"Kto dostarczy oprogramowania dla 5G, ten będzie mógł kontrolować dany kraj, który to oprogramowanie zakupi. Dlatego rozpoczęła się zażarta walka między Stanami Zjednoczonymi a Chinami o to, jaką strefą wpływów obejmie firma Huawei dzięki swojemu oprogramowaniu"- mówił w programie "Geopolityczny tygiel" dr Jerzy Targalski. 

Mówiąc o amerykańsko-chińskiej walce o strefę wpływów, politolog zwrócił uwagę, że współczesne społeczeństwa można bardzo łatwo kontrolować, gdyż nie mogą się one obyć "bez elektroniki, bez internetu, kart kredytowych i szybkich połączeń".

"W tej chwili wchodzi w życie technologia 5G, która umożliwia szybkie łączenie internetowe, szybką komunikację. Kto dostarczy oprogramowania dla 5G, ten będzie mógł kontrolować dany kraj, który to oprogramowanie zakupi. Dlatego rozpoczęła się zażarta walka między Stanami Zjednoczonymi a Chinami o to, jaką strefą wpływów obejmie firma Huawei dzięki swojemu oprogramowaniu."-wskazał publicysta. 

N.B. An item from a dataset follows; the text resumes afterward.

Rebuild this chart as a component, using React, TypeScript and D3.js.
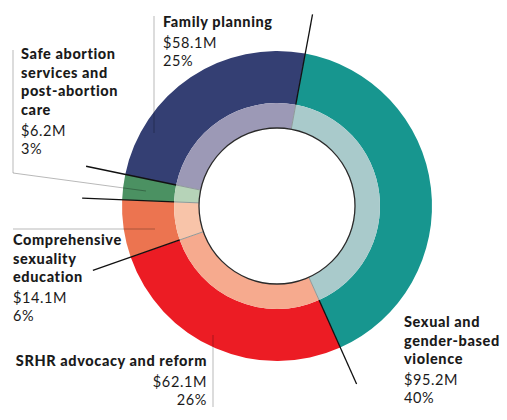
import React from "react";
import * as d3 from "d3";

const categories = [
  "Sexual and gender-based violence",
  "SRHR advocacy and reform",
  "Comprehensive sexuality education",
  "Safe abortion services and post-abortion care",
  "Family planning",
];
const values = [95.2, 62.1, 14.1, 6.2, 58.1];
const amountLabels = ["$95.2M", "$62.1M", "$14.1M", "$6.2M", "$58.1M"];
const percentLabels = ["40%", "26%", "6%", "3%", "25%"];
const titleLines = [
  ["Sexual and", "gender-based", "violence"],
  ["SRHR advocacy and reform"],
  ["Comprehensive", "sexuality", "education"],
  ["Safe abortion", "services and", "post-abortion", "care"],
  ["Family planning"],
];
const outerColors = ["#17968f", "#ec1c24", "#ec7450", "#4b9162", "#343f73"];
const innerColors = ["#a9cacb", "#f6aa8e", "#f8c4a9", "#b6d3b8", "#9c99b6"];

// label layout: x, y of first line baseline, anchor
const labelPos = [
  { x: 404, y: 327, anchor: "start" },
  { x: 207, y: 366, anchor: "end" },
  { x: 13, y: 245, anchor: "start" },
  { x: 21, y: 59, anchor: "start" },
  { x: 163, y: 27, anchor: "start" },
];
// thin gray leader lines
const leaders: [number, number][][] = [
  [],
  [[213, 335], [213, 407]],
  [[13, 229], [155, 229]],
  [[13, 50], [13, 173], [146, 191]],
  [[154, 16], [154, 133]],
];

const W = 507;
const H = 420;
const cx = 277;
const cy = 206;
const rHole = 78;
const rMid = 103;
const rOuter = 155;
const rLine = 195;
const startDeg = 10.5;

export default function App() {
  const start = (startDeg * Math.PI) / 180;
  const pie = d3
    .pie<number>()
    .sort(null)
    .startAngle(start)
    .endAngle(start + 2 * Math.PI)
    .value((d) => d);
  const arcs = pie(values);
  const outerArc = d3.arc<d3.PieArcDatum<number>>().innerRadius(rMid).outerRadius(rOuter);
  const innerArc = d3.arc<d3.PieArcDatum<number>>().innerRadius(rHole).outerRadius(rMid);
  const pt = (a: number, r: number): [number, number] => [cx + r * Math.sin(a), cy - r * Math.cos(a)];
  const line = d3.line();
  const font = "Lato, 'Noto Sans', sans-serif";

  return (
    <svg width={W} height={H} style={{ position: "absolute", left: 0, top: 0 }}>
      <rect width={W} height={H} fill="#fff" />
      <g transform={`translate(${cx},${cy})`}>
        {arcs.map((a, i) => (
          <path key={"o" + i} d={outerArc(a) || ""} fill={outerColors[i]} />
        ))}
        {arcs.map((a, i) => (
          <path key={"i" + i} d={innerArc(a) || ""} fill={innerColors[i]} />
        ))}
      </g>
      {arcs.map((a, i) => {
        const [x1, y1] = pt(a.startAngle, rHole);
        const [x2, y2] = pt(a.startAngle, rMid);
        return <line key={"g" + i} x1={x1} y1={y1} x2={x2} y2={y2} stroke="#8f9a9a" strokeWidth={1} />;
      })}
      {arcs.map((a, i) => {
        const [x1, y1] = pt(a.startAngle, rMid);
        const [x2, y2] = pt(a.startAngle, rLine);
        return <line key={"b" + i} x1={x1} y1={y1} x2={x2} y2={y2} stroke="#111" strokeWidth={1.3} />;
      })}
      <circle cx={cx} cy={cy} r={rHole} fill="#fff" stroke="#2a2a2a" strokeWidth={1.3} />
      {leaders.map((pts, i) =>
        pts.length ? (
          <path key={"l" + i} d={line(pts) || ""} fill="none" stroke="#000" strokeOpacity={0.28} strokeWidth={1} />
        ) : null
      )}
      {categories.map((c, i) => {
        const p = labelPos[i];
        const lines = titleLines[i];
        const lh = 18.5;
        const yAmt = p.y + (lines.length - 1) * lh + 21;
        return (
          <g key={"t" + i} fontFamily={font} fontSize={14.5} fill="#1a1a1a" textAnchor={p.anchor} letterSpacing={0.6}>
            {lines.map((l, j) => (
              <text key={j} x={p.x} y={p.y + j * lh} fontWeight={900}>
                {l}
              </text>
            ))}
            <text x={p.x} y={yAmt} fontWeight={400}>
              {amountLabels[i]}
            </text>
            <text x={p.x} y={yAmt + 18} fontWeight={400}>
              {percentLabels[i]}
            </text>
          </g>
        );
      })}
    </svg>
  );
}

Historyk zwrócił uwagę, że nie ulega wątpliwości, iż współczesne społeczeństwa są kontrolowane.

"Mogą być kontrolowane przy pomocy internetu, kart kredytowych itd. I teraz, jeśli Huawei dostarcza oprogramowania do technologii 5G, tego szybkiego internetu, technologii, która się będzie cały czas na bieżąco zmieniała, to tak naprawdę będzie kontrolowała dany kraj a zwłaszcza jego łączność"- wskazał dr Targalski. Jak dodał, to właśnie dlatego USA chcą ograniczyć współpracę z państwami, w których Huawei będzie budowało sieć 5G. 

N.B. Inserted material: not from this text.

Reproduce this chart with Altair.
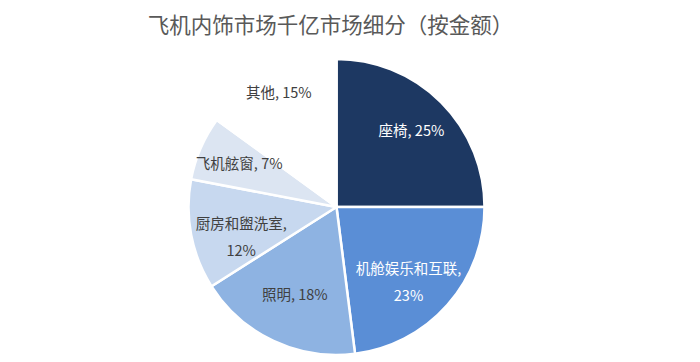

"Co więcej, NATO zaznaczyło, że ograniczy komunikację z Niemcami, jeśli Niemcy wybiorą Huawei do budowy sieci 5G, czyli mamy kolejne zaostrzenie konfliktu na linii amerykańsko-niemieckiej"-podkreślił prowadzący programu "Geopolityczny tygiel". Jerzy Targalski przypomniał, że przed Huawei ostrzegała również Komisja Europejska. To, co obserwujemy, to, zdaniem publicysty, proces podziału stref wpływów. 

"W tej chwili sytuacja przedstawia się tak, że Kanada wybrała Nokię, natomiast Japonia, Australia i Korea Południowa zakazały budowy sieci 5G we współpracy z Huawei"-powiedział politolog. Jak zwrócił uwagę dr Targalski, w Europie sytuacja jest nieco bardziej zróżnicowana. 

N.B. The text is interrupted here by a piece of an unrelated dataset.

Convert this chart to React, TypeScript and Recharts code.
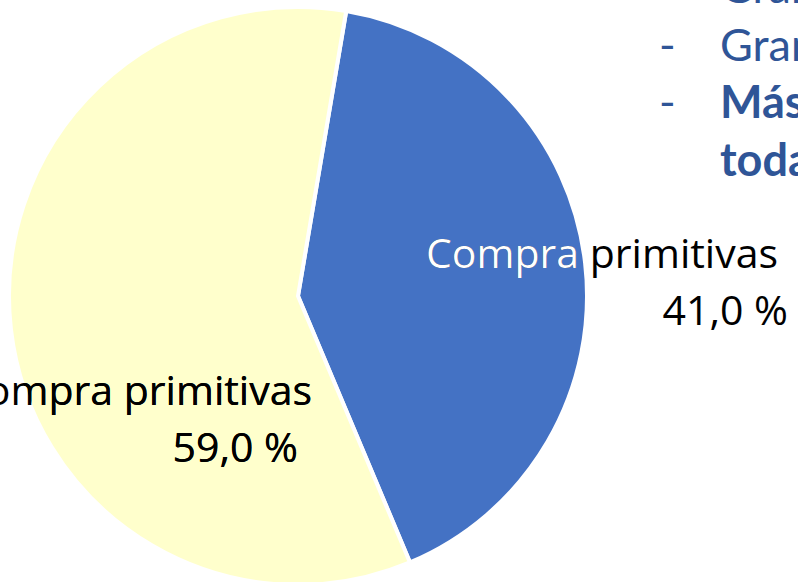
import { PieChart, Pie, Cell } from 'recharts'

// slice data (clockwise from the top, blue first)
const CATEGORIES = ['Compra primitivas', 'Compra primitivas']
const SHARES = [41.0, 59.0]
const COLORS = ['#4472C4', '#FFFFCC']
// colour of the label where it sits on its own slice
const INSIDE_TEXT = ['#FFFFFF', '#000000']

// slide text cut off on the right
const BULLET_MARKS = ['', '-', '-', '']
const BULLET_TEXT = ['Gran', 'Gran', 'Más', 'toda']
const BULLET_BOLD = [false, false, true, true]

const FONT = '"Open Sans", Lato, sans-serif'
const SLIDE_FONT = 'Lato, "Open Sans", sans-serif'
const W = 798
const H = 582
const CX = 298
const CY = 296
const R = 289

// label line anchors (text-anchor end), relative to pie centre
const LABEL_POS = [
  [
    [480, -28],
    [490, 29],
  ],
  [
    [14, 109],
    [0, 166],
  ],
]

const data = CATEGORIES.map((name, i) => ({ name, value: SHARES[i] }))

const fmt = (v: number) => `${v.toFixed(1).replace('.', ',')} %`

function sectorPath(cx: number, cy: number, r: number, a0: number, a1: number) {
  const rad = Math.PI / 180
  const x0 = cx + r * Math.cos(a0 * rad)
  const y0 = cy - r * Math.sin(a0 * rad)
  const x1 = cx + r * Math.cos(a1 * rad)
  const y1 = cy - r * Math.sin(a1 * rad)
  const large = Math.abs(a1 - a0) > 180 ? 1 : 0
  const sweep = a1 < a0 ? 1 : 0
  return `M${cx},${cy} L${x0},${y0} A${r},${r} 0 ${large} ${sweep} ${x1},${y1} Z`
}

function SliceLabel(props: any) {
  const { cx, cy, outerRadius, startAngle, endAngle, index, name, value } = props
  const pos = LABEL_POS[index]
  const clipId = `slice-clip-${index}`
  const lines = [name, fmt(value)]
  const texts = (fill: string) =>
    lines.map((t, k) => (
      <text
        key={k}
        x={cx + pos[k][0]}
        y={cy + pos[k][1]}
        textAnchor="end"
        fill={fill}
        fontFamily={FONT}
        fontSize={41}
        style={{ fontVariantLigatures: 'none' }}
      >
        {t}
      </text>
    ))
  return (
    <g>
      <defs>
        <clipPath id={clipId}>
          <path d={sectorPath(cx, cy, outerRadius - 2, startAngle, endAngle)} />
        </clipPath>
      </defs>
      {texts('#000000')}
      <g clipPath={`url(#${clipId})`}>{texts(INSIDE_TEXT[index])}</g>
    </g>
  )
}

export default function App() {
  return (
    <div
      style={{
        position: 'fixed',
        left: 0,
        top: 0,
        width: W,
        height: H,
        overflow: 'hidden',
        background: '#ffffff',
      }}
    >
      <PieChart width={W} height={H} margin={{ top: 0, right: 0, bottom: 0, left: 0 }}>
        <Pie
          data={data}
          dataKey="value"
          nameKey="name"
          cx={CX}
          cy={CY}
          outerRadius={R}
          startAngle={80.4}
          endAngle={-279.6}
          stroke="#ffffff"
          strokeWidth={4}
          labelLine={false}
          label={SliceLabel}
          isAnimationActive={false}
        >
          {data.map((d, i) => (
            <Cell key={i} fill={COLORS[i]} />
          ))}
        </Pie>
      </PieChart>

      <svg width={W} height={H} style={{ position: 'absolute', left: 0, top: 0, pointerEvents: 'none' }}>
        {BULLET_TEXT.map((t, i) => (
          <g key={i} fontFamily={SLIDE_FONT} fontSize={45} fill="#2F5597">
            <text x={659} y={3 + i * 57.5}>
              {BULLET_MARKS[i]}
            </text>
            <text x={720} y={3 + i * 57.5} fontWeight={BULLET_BOLD[i] ? 700 : 400}>
              {t}
            </text>
          </g>
        ))}
      </svg>
    </div>
  )
}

"Francja zakazała współpracy France Telecom z Huawei. Jeżeli chodzi o Wielką Brytanię, to po ostrzeżeniach, zlecono zbadanie ewentualnych skutków współpracy z Huawei, co oznacza, że decyzje przesunięto na później. W państwach skandynawskich, Norwegia, która początkowo nawiązała współpracę z Huawei, już się z tej współpracy wycofała. Dania wykluczyła Huawei i podpisała umowę z Ericsonem. Włochy, która jak widzieliśmy ostatnio, nawiązały bliską współpracę z Chinami, bo przystąpiły do Jedwabnego Szlaku oświadczyły, że w memorandum o wspólnym porozumieniu, sprawa 5G nie została ujęta. Rzecz w tym, że pierwsze próby z tą technologią 5G chińską we Włoszech już się rozpoczęły. Jak będzie dalej, zobaczymy, bo tutaj rząd włoski jest podzielony"-wskazał historyk. 

Jerzy Targalski zwrócił uwagę, że jedynym krajem Europy Zachodniej, który nie wykluczył Huawei z przetargu, są Niemcy. 

"Huawei składa swoją ofertę i zobaczymy, czy Niemcy wybiorą ofertę Huawei, która jest po prostu najtańsza i z punktu widzenia technologicznego bardzo dobra. Będzie to dowód, że współpraca niemiecko-chińska jest coraz bliższa. Jeżeli chodzi o naszą strefę wpływów, to sytuacja przedstawia się niejednoznacznie. Polska jak zwykle nie wie co zrobić"-podkreślił publicysta.